邵姐坚定地把她摁回去,边掖好毛毯边压低声音和她耳语:“你这段时间根本没怎么休息,你睡一会儿吧,我替你看着病人。”
闻兮疲惫不堪地捂着额头,觉得头疼欲裂:“阿南呢?”
“他有个很重要的通告,不能不去,所以把我叫过来替他。”邵姐还是坚持要她休息,“你都累成什么样了?有我呢,外面也有保镖,安心睡吧。”
哪里能安心睡着啊?
姐姐陆陆续续地治疗两个多月了,时好时坏,绝大多数时候她很清醒,看上去非常正常。所以上个月闻兮和医生商量了下,为了让她在熟悉的环境下更好地疗养,就把她带回了家。
结果当天晚上,她在洗手间很久都不出来,闻兮觉得不对劲,敲了半天门也没人应。找来保镖硬是把门撞开,就看见许莱兮拿着刮眉刀对着镜子发呆。
那刮眉刀隐隐闪着寒光,闻兮吓得魂飞魄散,收掉屋子里所有危险物品还不够,左思右想还是把她带回疗养院。
杰哥发动人脉、找了一位非常有实力的医生来看诊,效果非常好,短短一个多月,许莱兮看起来和就常人无异。
但闻兮始终心有余悸,不敢让姐姐一个人独处、时时刻刻都得看着她。
所以闻兮这两个多月累到不行。
她远远看着床上,那床上凸起的人形起起伏伏、呼吸绵长,应该没什么大碍。
她看看手机,都夜里十点多了,就对邵姐说:“我一个人在这里就行了。”
邵姐哪里能放心,闻兮劝她:“太晚了,你家里还有孩子呢。”邵姐这才回去。
送走邵姐,闻兮索性坐到病床边上去,窗外的月亮羞答答地挂在层层乌云之后,风从窗子里进来,吹得窗帘摇摇晃晃。
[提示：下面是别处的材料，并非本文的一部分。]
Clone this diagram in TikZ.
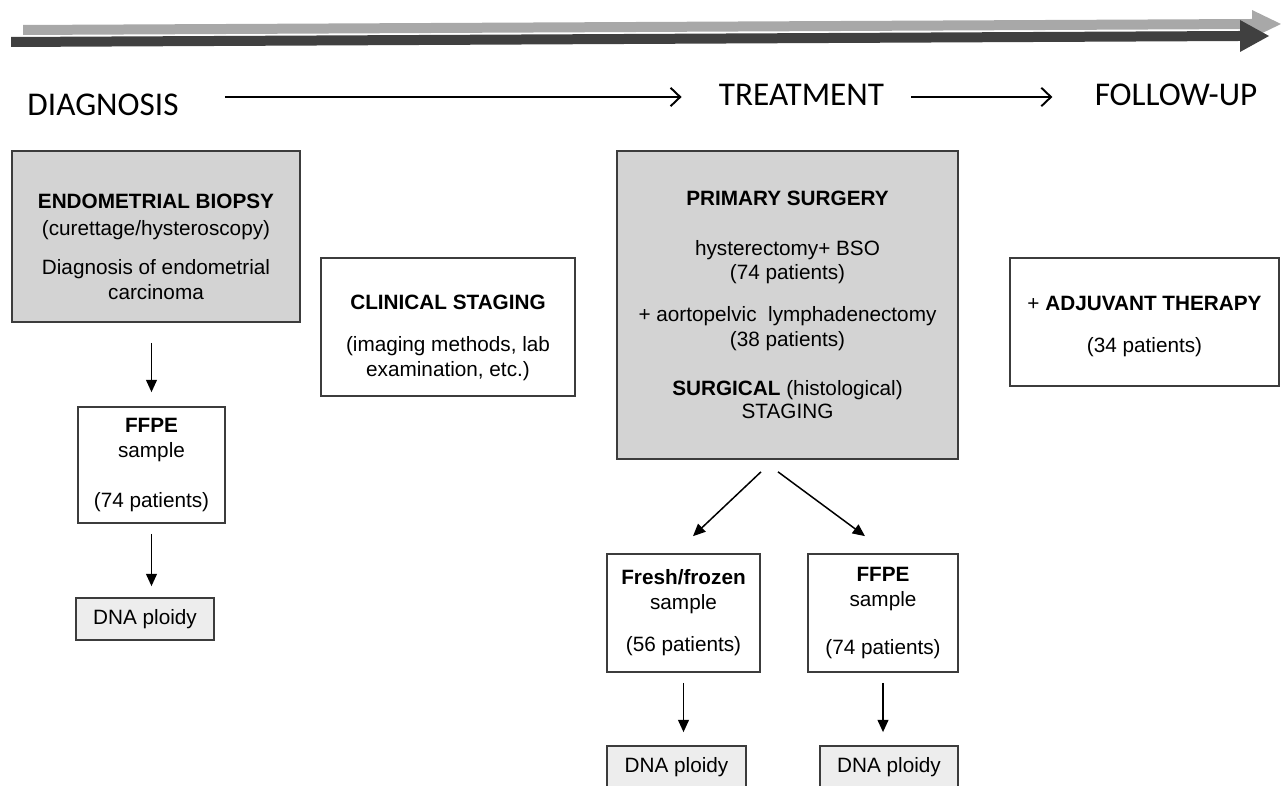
\documentclass[tikz,border=0pt]{standalone}
\usepackage{fontspec}
\setmainfont{Liberation Sans}
\newfontfamily\headfont{Carlito}
\usetikzlibrary{calc,arrows.meta}
\definecolor{boxgrey}{HTML}{D3D3D3}
\definecolor{ploidygrey}{HTML}{EDEDED}
\definecolor{edgegrey}{HTML}{3C3C3C}
\definecolor{bandlight}{HTML}{A8A8A8}
\definecolor{banddark}{HTML}{404040}
\tikzset{
  stagebox/.style={draw=edgegrey, line width=1pt, fill=white, inner sep=0pt, align=center, font=\fontsize{11.8}{14.2}\selectfont},
  greybox/.style={stagebox, fill=boxgrey},
  ploidybox/.style={stagebox, fill=ploidygrey, minimum height=0.84cm},
  phase/.style={inner sep=0pt, font=\headfont\fontsize{18.9}{22}\selectfont},
  flow/.style={draw=black, line width=0.85pt, -{Triangle[length=7pt,width=6.2pt]}},
  phaseflow/.style={draw=black, line width=1.1pt, -{Straight Barb[length=5.5pt,width=10.5pt]}},
}
\begin{document}
\begin{tikzpicture}[x=0.02cm, y=-0.02cm]
			%%%%% START %%%%%
			\useasboundingbox (0, 0) rectangle (1281, 786);
			
			\fill[bandlight] (23, 25) -- (1252, 19) -- (1252, 10) -- (1281, 24) -- (1252, 38) -- (1252, 29) -- (23, 35) -- cycle;
			\fill[banddark] (11, 37) -- (1240, 31) -- (1240, 20) -- (1269, 36) -- (1240, 52) -- (1240, 41) -- (11, 47) -- cycle;
			
			\node[phase] (diagnosis) at (103, 105) {DIAGNOSIS};
			\node[phase] (treatment) at (801.5, 95) {TREATMENT};
			\node[phase] (followup) at (1176, 95) {FOLLOW-UP};
			\draw[phaseflow] ($(diagnosis.east |- treatment.west)+(46, 2)$) -- ($(treatment.west)+(-37, 2)$);
			\draw[phaseflow] ($(treatment.east)+(27, 2)$) -- ($(followup.west)+(-42, 2)$);
			
			\node[greybox, minimum width=5.76cm, minimum height=3.42cm] (biopsy) at (156, 236.5) {\rule{0pt}{19.9pt}\textbf{ENDOMETRIAL BIOPSY}\\[1pt] (curettage/hysteroscopy)\\[8pt] Diagnosis of endometrial\\ carcinoma};
			\node[stagebox, minimum width=5.08cm, minimum height=2.76cm] (clinical) at (448, 327) {\rule{0pt}{20.9pt}\textbf{CLINICAL STAGING}\\[10pt] (imaging methods, lab\\ examination, etc.)};
			\node[greybox, minimum width=6.82cm, minimum height=6.16cm] (surgery) at (787.5, 305) {\textbf{PRIMARY SURGERY}\\[14pt] hysterectomy+ BSO\\ (74 patients)\\[9.6pt] + aortopelvic~ lymphadenectomy\\ (38 patients)\\[13.6pt] \textbf{SURGICAL} (histological)\\[-1pt] STAGING};
			\node[stagebox, minimum width=5.38cm, minimum height=2.56cm] (adjuvant) at (1144.5, 322) {\rule{0pt}{13.1pt}+ \textbf{ADJUVANT THERAPY}\\[10pt] (34 patients)};
			
			\node[stagebox, minimum width=2.94cm, minimum height=2.32cm] (ffpe1) at (151.5, 465) {\textbf{FFPE}\\ sample\\[14pt] (74 patients)};
			\node[ploidybox, minimum width=2.76cm] (ploidy1) at (145, 619) {DNA ploidy};
			
			\node[stagebox, minimum width=3.06cm, minimum height=2.36cm] (fresh) at (683.5, 613) {\textbf{Fresh/frozen}\\ sample\\[9.6pt] (56 patients)};
			\node[stagebox, minimum width=3.00cm, minimum height=2.36cm] (ffpe2) at (883, 613) {\textbf{FFPE}\\ sample\\[13pt] (74 patients)};
			\node[ploidybox, minimum width=2.78cm] (ploidy2) at (676.5, 767) {DNA ploidy};
			\node[ploidybox, minimum width=2.76cm] (ploidy3) at (889, 767) {DNA ploidy};
			
			\draw[flow] ($(ffpe1.north |- biopsy.south)+(0, 20)$) -- ($(ffpe1.north)+(0, -14)$);
			\draw[flow] ($(ffpe1.south)+(0, 10)$) -- ($(ffpe1.south |- ploidy1.north)+(0, -11)$);
			\draw[flow] ($(surgery.south)+(-26.5, 12)$) -- ($(fresh.north)+(9.5, -17)$);
			\draw[flow] ($(surgery.south)+(-9.5, 12)$) -- ($(ffpe2.north)+(-18, -17)$);
			\draw[flow] ($(fresh.south)+(0, 10)$) -- ($(fresh.south |- ploidy2.north)+(0, -13)$);
			\draw[flow] ($(ffpe2.south)+(0, 10)$) -- ($(ffpe2.south |- ploidy3.north)+(0, -13)$);
			%%%%% END %%%%%
\end{tikzpicture}
\end{document}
闻兮起身关好窗户,不知是不是太累的缘故,总觉得脚步虚浮、天旋地转。她坐在床边的沙发上,一眼看到斜对面的镜子。定睛一看,镜子里的人早已不是梦中的女孩模样,她早就长大了。
床单的起伏明显小了许多,闻兮微怔,再一看,许莱兮不知什么时候已经醒了,睁着明亮又无辜的眼珠子,盯着她的脸瞧。
闻兮呼吸一滞,压低了声音、生怕吓到她:“姐姐,你醒啦?才十点多,再睡一会儿吧。”
许莱兮摇摇头,挣扎着要起来。
闻兮瞧她眼神清明,分明是有话要说的样子。
她靠在靠背上,闻兮给她倒了杯水,她却摆摆手,明亮闪耀如黑曜石的眼眸盯着闻兮,忽地流下眼泪来。
她幽幽地说:“闻兮,我刚才梦到爸妈了,他们责怪我,怎么连自己妹妹都不管了。”
闻兮心中一凛,当真是骨肉至亲、血脉相连?她们姐妹俩同时梦到了死去的父母吗?
连诘问的话题都差不多——她们已经是这世上彼此最后的亲人,这些年来却互相不闻不问。
各种情绪瞬间涌上心头,委屈、羞愧……
闻兮哽咽着:“姐,我也梦到爸妈了。他们怪我不关心你,我都说不出辩驳的话。你在香港这么多年吃了那么多苦,我一点都不关心你,你生病、流产……这些我竟然一点都不知道。”
许莱兮那些病例被调了出来,闻兮这才知道她这些年在香港经历了什么。
姐姐一向高傲,这些委屈、病痛她绝不会主动说、绝不会向任何人示弱。年轻时在片场拍下水戏,二月的天在污水池子里泡几个小时、脸都白了,从不抱怨一个字。好不容易下戏回房车,脱下戏服,才发现腿上被撞了好几大块淤青,血流不止。